AIM OF THE TASK:
Quote the whole listing verbatim.

** begin SOURCE MATERIAL **

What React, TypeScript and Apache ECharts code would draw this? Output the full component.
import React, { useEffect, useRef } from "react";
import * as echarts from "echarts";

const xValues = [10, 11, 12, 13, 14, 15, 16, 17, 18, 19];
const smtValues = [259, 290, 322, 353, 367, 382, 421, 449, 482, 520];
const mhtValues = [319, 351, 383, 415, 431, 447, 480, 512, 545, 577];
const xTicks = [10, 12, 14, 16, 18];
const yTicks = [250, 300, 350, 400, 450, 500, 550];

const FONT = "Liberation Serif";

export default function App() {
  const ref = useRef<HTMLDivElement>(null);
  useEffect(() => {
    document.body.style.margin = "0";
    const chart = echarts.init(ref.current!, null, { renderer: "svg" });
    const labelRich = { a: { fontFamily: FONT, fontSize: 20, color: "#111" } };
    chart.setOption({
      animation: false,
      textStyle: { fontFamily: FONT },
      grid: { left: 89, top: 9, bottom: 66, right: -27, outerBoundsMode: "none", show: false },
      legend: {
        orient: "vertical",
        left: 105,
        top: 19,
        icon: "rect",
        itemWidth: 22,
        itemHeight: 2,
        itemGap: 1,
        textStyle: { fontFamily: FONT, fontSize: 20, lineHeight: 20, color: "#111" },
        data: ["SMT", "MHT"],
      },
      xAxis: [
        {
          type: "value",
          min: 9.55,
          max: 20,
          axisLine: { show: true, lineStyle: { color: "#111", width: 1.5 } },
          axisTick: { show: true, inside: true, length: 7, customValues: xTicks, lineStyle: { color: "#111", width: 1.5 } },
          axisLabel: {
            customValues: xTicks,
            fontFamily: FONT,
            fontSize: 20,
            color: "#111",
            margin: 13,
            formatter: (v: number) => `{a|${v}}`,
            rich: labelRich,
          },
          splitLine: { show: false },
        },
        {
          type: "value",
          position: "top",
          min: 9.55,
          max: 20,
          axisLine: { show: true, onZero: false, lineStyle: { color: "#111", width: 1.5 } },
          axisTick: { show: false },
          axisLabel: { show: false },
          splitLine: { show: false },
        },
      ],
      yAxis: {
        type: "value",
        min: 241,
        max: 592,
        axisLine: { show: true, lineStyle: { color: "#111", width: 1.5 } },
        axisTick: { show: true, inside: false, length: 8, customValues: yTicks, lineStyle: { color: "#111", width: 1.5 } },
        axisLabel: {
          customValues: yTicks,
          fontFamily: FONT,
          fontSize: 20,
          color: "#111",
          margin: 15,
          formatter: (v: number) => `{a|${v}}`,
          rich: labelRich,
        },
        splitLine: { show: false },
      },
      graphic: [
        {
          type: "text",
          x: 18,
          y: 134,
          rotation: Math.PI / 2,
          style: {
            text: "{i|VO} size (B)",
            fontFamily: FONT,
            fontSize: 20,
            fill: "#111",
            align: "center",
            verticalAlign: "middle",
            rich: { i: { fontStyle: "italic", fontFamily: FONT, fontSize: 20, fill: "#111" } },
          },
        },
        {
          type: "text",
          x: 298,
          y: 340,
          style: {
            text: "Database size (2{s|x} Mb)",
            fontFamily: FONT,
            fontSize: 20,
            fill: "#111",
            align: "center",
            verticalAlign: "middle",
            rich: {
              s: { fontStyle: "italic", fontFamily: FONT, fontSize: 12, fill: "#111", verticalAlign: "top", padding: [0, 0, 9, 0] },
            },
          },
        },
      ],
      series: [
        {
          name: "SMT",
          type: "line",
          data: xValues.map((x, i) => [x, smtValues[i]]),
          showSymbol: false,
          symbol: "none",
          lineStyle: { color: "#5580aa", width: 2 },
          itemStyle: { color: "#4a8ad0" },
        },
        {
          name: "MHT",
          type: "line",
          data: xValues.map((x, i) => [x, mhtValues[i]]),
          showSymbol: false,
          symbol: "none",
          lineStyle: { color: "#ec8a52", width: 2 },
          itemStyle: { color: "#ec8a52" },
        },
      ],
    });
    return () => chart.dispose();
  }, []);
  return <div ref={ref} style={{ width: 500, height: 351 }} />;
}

** end SOURCE MATERIAL **

SOLUTION:
What React, TypeScript and Apache ECharts code would draw this? Output the full component.
import React, { useEffect, useRef } from "react";
import * as echarts from "echarts";

const xValues = [10, 11, 12, 13, 14, 15, 16, 17, 18, 19];
const smtValues = [259, 290, 322, 353, 367, 382, 421, 449, 482, 520];
const mhtValues = [319, 351, 383, 415, 431, 447, 480, 512, 545, 577];
const xTicks = [10, 12, 14, 16, 18];
const yTicks = [250, 300, 350, 400, 450, 500, 550];

const FONT = "Liberation Serif";

export default function App() {
  const ref = useRef<HTMLDivElement>(null);
  useEffect(() => {
    document.body.style.margin = "0";
    const chart = echarts.init(ref.current!, null, { renderer: "svg" });
    const labelRich = { a: { fontFamily: FONT, fontSize: 20, color: "#111" } };
    chart.setOption({
      animation: false,
      textStyle: { fontFamily: FONT },
      grid: { left: 89, top: 9, bottom: 66, right: -27, outerBoundsMode: "none", show: false },
      legend: {
        orient: "vertical",
        left: 105,
        top: 19,
        icon: "rect",
        itemWidth: 22,
        itemHeight: 2,
        itemGap: 1,
        textStyle: { fontFamily: FONT, fontSize: 20, lineHeight: 20, color: "#111" },
        data: ["SMT", "MHT"],
      },
      xAxis: [
        {
          type: "value",
          min: 9.55,
          max: 20,
          axisLine: { show: true, lineStyle: { color: "#111", width: 1.5 } },
          axisTick: { show: true, inside: true, length: 7, customValues: xTicks, lineStyle: { color: "#111", width: 1.5 } },
          axisLabel: {
            customValues: xTicks,
            fontFamily: FONT,
            fontSize: 20,
            color: "#111",
            margin: 13,
            formatter: (v: number) => `{a|${v}}`,
            rich: labelRich,
          },
          splitLine: { show: false },
        },
        {
          type: "value",
          position: "top",
          min: 9.55,
          max: 20,
          axisLine: { show: true, onZero: false, lineStyle: { color: "#111", width: 1.5 } },
          axisTick: { show: false },
          axisLabel: { show: false },
          splitLine: { show: false },
        },
      ],
      yAxis: {
        type: "value",
        min: 241,
        max: 592,
        axisLine: { show: true, lineStyle: { color: "#111", width: 1.5 } },
        axisTick: { show: true, inside: false, length: 8, customValues: yTicks, lineStyle: { color: "#111", width: 1.5 } },
        axisLabel: {
          customValues: yTicks,
          fontFamily: FONT,
          fontSize: 20,
          color: "#111",
          margin: 15,
          formatter: (v: number) => `{a|${v}}`,
          rich: labelRich,
        },
        splitLine: { show: false },
      },
      graphic: [
        {
          type: "text",
          x: 18,
          y: 134,
          rotation: Math.PI / 2,
          style: {
            text: "{i|VO} size (B)",
            fontFamily: FONT,
            fontSize: 20,
            fill: "#111",
            align: "center",
            verticalAlign: "middle",
            rich: { i: { fontStyle: "italic", fontFamily: FONT, fontSize: 20, fill: "#111" } },
          },
        },
        {
          type: "text",
          x: 298,
          y: 340,
          style: {
            text: "Database size (2{s|x} Mb)",
            fontFamily: FONT,
            fontSize: 20,
            fill: "#111",
            align: "center",
            verticalAlign: "middle",
            rich: {
              s: { fontStyle: "italic", fontFamily: FONT, fontSize: 12, fill: "#111", verticalAlign: "top", padding: [0, 0, 9, 0] },
            },
          },
        },
      ],
      series: [
        {
          name: "SMT",
          type: "line",
          data: xValues.map((x, i) => [x, smtValues[i]]),
          showSymbol: false,
          symbol: "none",
          lineStyle: { color: "#5580aa", width: 2 },
          itemStyle: { color: "#4a8ad0" },
        },
        {
          name: "MHT",
          type: "line",
          data: xValues.map((x, i) => [x, mhtValues[i]]),
          showSymbol: false,
          symbol: "none",
          lineStyle: { color: "#ec8a52", width: 2 },
          itemStyle: { color: "#ec8a52" },
        },
      ],
    });
    return () => chart.dispose();
  }, []);
  return <div ref={ref} style={{ width: 500, height: 351 }} />;
}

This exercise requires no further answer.